Working with DOE, the Hunter Living Trust (now Vaquero Energy Inc.), a Santa Barbara producer, estimated that successful development and operation of such a system in the 225-well Edison Field of Kern County could result in improvements of up to 1,000 BOPM over the 30,000 BOPM average. Electricity costs would be reduced as worn pumps could be identified and repaired promptly, which would increase overall average pump efficiency. The estimated cost savings from using such a system were $4,000 per month in personnel time and $2,000 per month in electricity costs, due to greater pump efficiency. The result has been the design and testing of a Marginal Expense Oil Well Wireless Surveillance (MEOWWS) system.
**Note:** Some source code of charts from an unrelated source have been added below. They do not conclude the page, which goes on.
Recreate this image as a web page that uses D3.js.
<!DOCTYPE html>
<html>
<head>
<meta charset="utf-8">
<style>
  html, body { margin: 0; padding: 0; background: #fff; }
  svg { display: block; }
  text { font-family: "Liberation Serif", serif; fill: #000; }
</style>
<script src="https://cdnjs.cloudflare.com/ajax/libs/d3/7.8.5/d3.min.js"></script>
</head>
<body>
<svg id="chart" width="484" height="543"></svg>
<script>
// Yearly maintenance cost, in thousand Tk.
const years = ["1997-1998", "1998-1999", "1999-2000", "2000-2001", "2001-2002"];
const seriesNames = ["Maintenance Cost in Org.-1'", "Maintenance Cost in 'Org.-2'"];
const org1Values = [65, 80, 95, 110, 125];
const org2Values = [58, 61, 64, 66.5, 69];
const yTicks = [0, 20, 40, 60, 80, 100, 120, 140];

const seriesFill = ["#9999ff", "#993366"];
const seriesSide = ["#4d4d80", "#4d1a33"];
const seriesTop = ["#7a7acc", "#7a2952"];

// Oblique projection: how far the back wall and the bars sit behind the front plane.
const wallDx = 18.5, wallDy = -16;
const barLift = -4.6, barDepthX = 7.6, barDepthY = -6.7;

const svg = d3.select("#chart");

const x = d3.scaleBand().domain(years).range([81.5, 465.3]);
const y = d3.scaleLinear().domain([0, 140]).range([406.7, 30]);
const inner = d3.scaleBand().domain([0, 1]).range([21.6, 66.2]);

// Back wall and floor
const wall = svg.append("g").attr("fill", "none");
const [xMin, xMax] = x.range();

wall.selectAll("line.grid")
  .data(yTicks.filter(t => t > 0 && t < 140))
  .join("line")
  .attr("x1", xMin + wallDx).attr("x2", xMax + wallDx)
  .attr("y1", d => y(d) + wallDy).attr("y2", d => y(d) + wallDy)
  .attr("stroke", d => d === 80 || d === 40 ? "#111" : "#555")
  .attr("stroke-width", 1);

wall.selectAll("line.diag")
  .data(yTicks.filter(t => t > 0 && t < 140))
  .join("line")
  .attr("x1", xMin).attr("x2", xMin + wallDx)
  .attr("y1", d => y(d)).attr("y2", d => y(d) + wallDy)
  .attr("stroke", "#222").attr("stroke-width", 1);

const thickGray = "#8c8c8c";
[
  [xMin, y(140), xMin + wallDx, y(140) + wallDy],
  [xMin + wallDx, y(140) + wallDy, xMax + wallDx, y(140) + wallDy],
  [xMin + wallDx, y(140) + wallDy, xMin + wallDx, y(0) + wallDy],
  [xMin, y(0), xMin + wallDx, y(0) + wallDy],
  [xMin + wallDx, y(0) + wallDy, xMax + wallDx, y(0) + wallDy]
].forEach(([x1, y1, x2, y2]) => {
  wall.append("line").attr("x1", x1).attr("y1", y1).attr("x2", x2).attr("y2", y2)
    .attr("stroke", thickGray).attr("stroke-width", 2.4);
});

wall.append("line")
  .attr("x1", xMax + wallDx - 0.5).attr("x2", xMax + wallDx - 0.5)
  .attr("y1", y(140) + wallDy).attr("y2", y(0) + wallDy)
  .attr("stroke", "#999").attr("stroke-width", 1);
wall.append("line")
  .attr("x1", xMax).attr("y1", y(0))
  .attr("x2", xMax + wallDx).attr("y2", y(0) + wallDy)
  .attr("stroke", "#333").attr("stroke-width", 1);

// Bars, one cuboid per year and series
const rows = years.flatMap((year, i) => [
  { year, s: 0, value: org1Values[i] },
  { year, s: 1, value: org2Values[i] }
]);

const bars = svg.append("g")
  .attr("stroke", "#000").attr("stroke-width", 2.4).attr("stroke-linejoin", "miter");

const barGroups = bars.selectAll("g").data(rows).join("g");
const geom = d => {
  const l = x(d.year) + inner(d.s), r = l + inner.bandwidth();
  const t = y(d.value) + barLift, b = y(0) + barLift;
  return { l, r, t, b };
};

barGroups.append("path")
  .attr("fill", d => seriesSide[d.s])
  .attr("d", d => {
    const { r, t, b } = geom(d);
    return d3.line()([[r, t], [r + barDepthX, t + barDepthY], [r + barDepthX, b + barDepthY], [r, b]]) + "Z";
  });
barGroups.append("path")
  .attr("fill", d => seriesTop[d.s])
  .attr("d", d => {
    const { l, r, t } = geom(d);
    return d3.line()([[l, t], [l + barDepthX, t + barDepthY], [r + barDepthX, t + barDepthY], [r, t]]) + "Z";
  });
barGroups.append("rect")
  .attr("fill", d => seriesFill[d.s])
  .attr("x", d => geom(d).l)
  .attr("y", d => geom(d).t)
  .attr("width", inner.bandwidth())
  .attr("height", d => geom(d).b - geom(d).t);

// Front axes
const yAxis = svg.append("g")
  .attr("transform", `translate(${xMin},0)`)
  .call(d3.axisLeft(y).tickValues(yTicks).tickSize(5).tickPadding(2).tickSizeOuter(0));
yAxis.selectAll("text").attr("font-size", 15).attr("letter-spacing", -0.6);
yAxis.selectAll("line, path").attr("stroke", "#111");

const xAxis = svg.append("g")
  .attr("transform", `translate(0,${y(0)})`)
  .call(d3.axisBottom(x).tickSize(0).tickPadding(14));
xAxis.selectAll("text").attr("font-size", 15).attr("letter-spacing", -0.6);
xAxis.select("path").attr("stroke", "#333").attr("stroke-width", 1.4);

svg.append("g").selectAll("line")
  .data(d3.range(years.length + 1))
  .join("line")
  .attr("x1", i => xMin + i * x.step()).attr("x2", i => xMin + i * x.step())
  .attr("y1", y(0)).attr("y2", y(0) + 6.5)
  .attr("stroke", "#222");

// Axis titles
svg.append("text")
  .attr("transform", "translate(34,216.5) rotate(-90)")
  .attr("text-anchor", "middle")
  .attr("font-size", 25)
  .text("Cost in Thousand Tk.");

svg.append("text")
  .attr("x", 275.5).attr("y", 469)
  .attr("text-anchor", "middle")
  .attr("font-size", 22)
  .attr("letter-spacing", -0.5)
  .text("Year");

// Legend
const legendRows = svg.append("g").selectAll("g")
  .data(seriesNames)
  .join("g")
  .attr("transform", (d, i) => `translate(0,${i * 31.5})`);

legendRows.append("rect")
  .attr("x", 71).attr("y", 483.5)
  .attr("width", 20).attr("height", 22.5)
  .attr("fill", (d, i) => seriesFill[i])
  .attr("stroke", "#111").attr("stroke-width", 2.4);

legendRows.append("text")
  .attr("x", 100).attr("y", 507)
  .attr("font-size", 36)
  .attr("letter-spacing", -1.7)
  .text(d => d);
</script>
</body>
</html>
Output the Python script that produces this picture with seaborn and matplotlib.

Even low production rate pumping wells generate a variety of mechanical signals. Some of these signals, when properly monitored, provide data that can be used to determine when a well's performance begins to deviate from optimum operating conditions. Existing, commercially available systems do this well, but at a cost of thousands of dollars per well and the need for expensive electronic data transmission systems. The challenge was to design, evaluate, install and test inexpensive, commercially available, "off the shelf" wireless surveillance devices and sensor technology that might be adaptable to measure and transmit signals.

Discussions regarding non-oil field technology development and computational micro devices were conducted with Dr. Massoud Mehdizadeh, a petroleum engineering consultant and faculty member at California Polytechnical State University. A vendor was located that offers wireless vibration surveillance devices designed to track performance trends of rotating machinery.

Sensor units were installed on four wells on the polish rod and walking beam near the horse-head end of the pumps. Since the sensors are self-contained, no special wiring or complicated installation was required. A nearby radio signal repeater, a base radio signal receiver, and a base station PC (which interfaces with the base radio signal receiver to store and process the vibration data) were acquired and installed. Signals related to the vibration behavior of the pumping unit were transmitted to the base station computer, which activates an alarm, alerting operating personnel when a well deviates from its normal, pumped-off condition.

Data indicated that the acceleration sensors were able to detect fluid pound when the well pumped-off. Results indicated that wells that are not pumped-off have vibration behavior that fits a normal distribution, while pumped-off wells have variations in vibration acceleration that consistently exceed 2 and 3 standard deviations. Future work is being considered to test additional sensors, include more wells in the project and determine (1) the best sensor location (beam, polish rod, etc.), (2) the best sensor orientation (vertical or horizontal), (3) minimum (400 Hertz or lower) sensor frequency, and (4) the minimum sample rate (to extend battery life). Feasibility was demonstrated, but more work is required to improve and develop a robust system for commercial applications.

Identifying Ways to Reduce Risks and Costs

These four projects are some examples of new and innovative ways independent producers are working to maintain production from marginal wells. DOE plans future solicitations within its Technology Development with Independents Program and the Stripper Well Consortium to further assist operators in testing new technologies.